See that little white diamond on his head? That's Huck's lucky star.

See that little white diamond on his head? That’s Huck’s lucky star.

He’s a sweet boy, really, he is.  He has watched over both of my babies and would give G and me the stink eye if we let them fuss for too long.  He hasn’t eaten a dog bed in years.  He barks whenever a car pulls up then hushes.  But he’s still a dog.  Given the opportunity, he will sneak food off the kitchen counter.  Like Tuesday, he ate half of a homemade red velvet cake and only a small part of the cardboard box it was in.  And I guess he hasn’t learned from the Oprah incident because last weekend at the park he dove into the lake and started swimming after the geese.  It was the first time in seven years I’ve seen him touch the water voluntarily.  When it gets rainy, he digs holes under the fence and roams the neighborhood looking for other dogs.  He’s made a new friend up the street and last week he dug a hole INTO their backyard.  

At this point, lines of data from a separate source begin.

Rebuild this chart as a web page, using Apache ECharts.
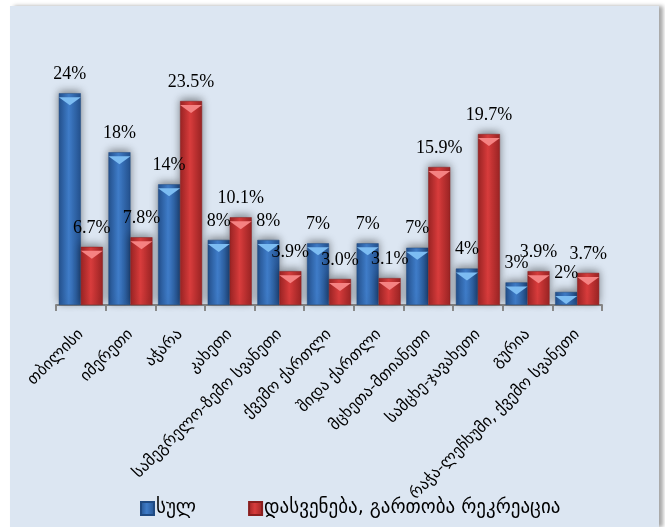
<!DOCTYPE html>
<html>
<head>
<meta charset="utf-8">
<script src="https://cdn.jsdelivr.net/npm/echarts@6/dist/echarts.min.js"></script>
<style>
  html, body { margin: 0; padding: 0; background: #fff; }
  #chart {
    position: absolute;
    left: 10px;
    top: 6px;
    width: 649px;
    height: 521px;
    background: #dce6f2;
    box-shadow: 4px 0 4px rgba(0, 0, 0, 0.35);
  }
</style>
</head>
<body>
<div id="chart"></div>
<script>
// 地区
const regions = [
  'თბილისი',
  'იმერეთი',
  'აჭარა',
  'კახეთი',
  'სამეგრელო-ზემო სვანეთი',
  'ქვემო ქართლი',
  'შიდა ქართლი',
  'მცხეთა-მთიანეთი',
  'სამცხე-ჯავახეთი',
  'გურია',
  'რაჭა-ლეჩხუმი, ქვემო სვანეთი'
];

const seriesNames = ['სულ', 'დასვენება, გართობა რეკრეაცია'];

// სულ (labels are rounded to whole percent)
const totalValues = [24.4, 17.6, 13.9, 7.5, 7.5, 7.1, 7.1, 6.6, 4.2, 2.6, 1.5];
// დასვენება, გართობა რეკრეაცია
const leisureValues = [6.7, 7.8, 23.5, 10.1, 3.9, 3.0, 3.1, 15.9, 19.7, 3.9, 3.7];

const chart = echarts.init(document.getElementById('chart'), null, { renderer: 'canvas' });

function barGradient(edge, mid) {
  return new echarts.graphic.LinearGradient(0, 0, 1, 0, [
    { offset: 0, color: edge },
    { offset: 0.45, color: mid },
    { offset: 1, color: edge }
  ]);
}

const labelStyle = {
  show: true,
  position: 'top',
  distance: 10,
  fontFamily: 'Liberation Serif',
  fontSize: 18,
  color: '#000'
};

const barShadow = {
  shadowColor: 'rgba(0,0,0,0.45)',
  shadowBlur: 9,
  shadowOffsetY: -2
};

const option = {
  animation: false,
  grid: {
    left: 46,
    right: 57,
    top: 82,
    bottom: 222,
    containLabel: false
  },
  legend: {
    data: seriesNames,
    left: 125,
    top: 488,
    icon: 'rect',
    itemWidth: 13,
    itemHeight: 13,
    itemGap: 52,
    textStyle: {
      fontFamily: 'DejaVu Sans',
      fontSize: 19,
      color: '#000',
      padding: [0, 0, 0, -3]
    }
  },
  xAxis: {
    type: 'category',
    data: regions,
    axisLine: { lineStyle: { color: '#8a8a8a', width: 2 } },
    axisTick: { show: true, length: 6, lineStyle: { color: '#8a8a8a', width: 2 } },
    axisLabel: {
      interval: 0,
      rotate: 45,
      margin: 27,
      fontFamily: 'DejaVu Sans',
      fontSize: 16,
      color: '#000'
    }
  },
  yAxis: {
    type: 'value',
    min: 0,
    max: 25,
    show: false,
    splitLine: { show: false }
  },
  series: [
    {
      name: seriesNames[0],
      type: 'bar',
      data: totalValues,
      barWidth: 22,
      barGap: '0%',
      itemStyle: Object.assign({
        color: barGradient('#24528f', '#3f7cc8'),
        borderColor: '#1f4a82',
        borderWidth: 0.5
      }, barShadow),
      label: Object.assign({}, labelStyle, {
        formatter: p => Math.round(p.value) + '%'
      }),
      z: 2
    },
    {
      name: seriesNames[1],
      type: 'bar',
      data: leisureValues,
      barWidth: 22,
      barGap: '0%',
      itemStyle: Object.assign({
        color: barGradient('#9c2424', '#d83c3c'),
        borderColor: '#8a1f1f',
        borderWidth: 0.5
      }, barShadow),
      label: Object.assign({}, labelStyle, {
        formatter: p => p.value.toFixed(1) + '%'
      }),
      z: 2
    },
    // 柱顶高光三角
    {
      name: 'top-total',
      type: 'pictorialBar',
      data: totalValues,
      symbol: 'path://M0,0 L20,0 L10,6 Z',
      symbolSize: [22, 8],
      symbolPosition: 'end',
      symbolOffset: ['-50%', '50%'],
      itemStyle: { color: '#7cbcf2' },
      silent: true,
      z: 3
    },
    {
      name: 'top-leisure',
      type: 'pictorialBar',
      data: leisureValues,
      symbol: 'path://M0,0 L20,0 L10,6 Z',
      symbolSize: [22, 8],
      symbolPosition: 'end',
      symbolOffset: ['50%', '50%'],
      itemStyle: { color: '#f58282' },
      silent: true,
      z: 3
    }
  ]
};

// legend icons use the plain series colors
option.series[0].color = '#2f66ad';
option.series[1].color = '#c23232';

chart.setOption(option);

window.addEventListener('resize', () => chart.resize());
</script>
</body>
</html>
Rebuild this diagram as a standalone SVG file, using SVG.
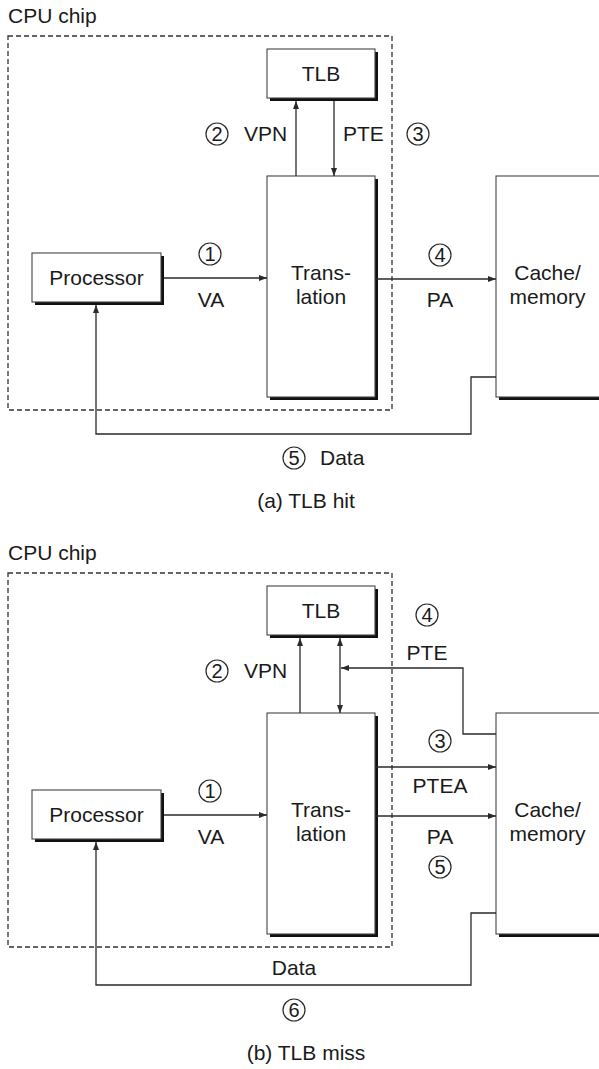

Life with Huck can be frustrating.  Especially yesterday.  We all woke up 40 minutes late because the baby had turned down the volume on my clock radio.  Vivi refused to get dressed and was hiding under the coffee table.  I looked around and NO HUCK in the den. No Huck on the deck.  No Huck in the yard.  WHAT THE HUCK.  I jumped in the car, rolled the windows down and drove slowly up and down our street screaming, “HUUUUUUCK!  HUCK!  HUCKHUCKHUCK!!!  HUUUUUUUUUCK!”  It’s cathartic.  But I was careful to enunciate.  Very careful.  

My friend’s dog is named Axel.  Gotta be careful yelling that one, too.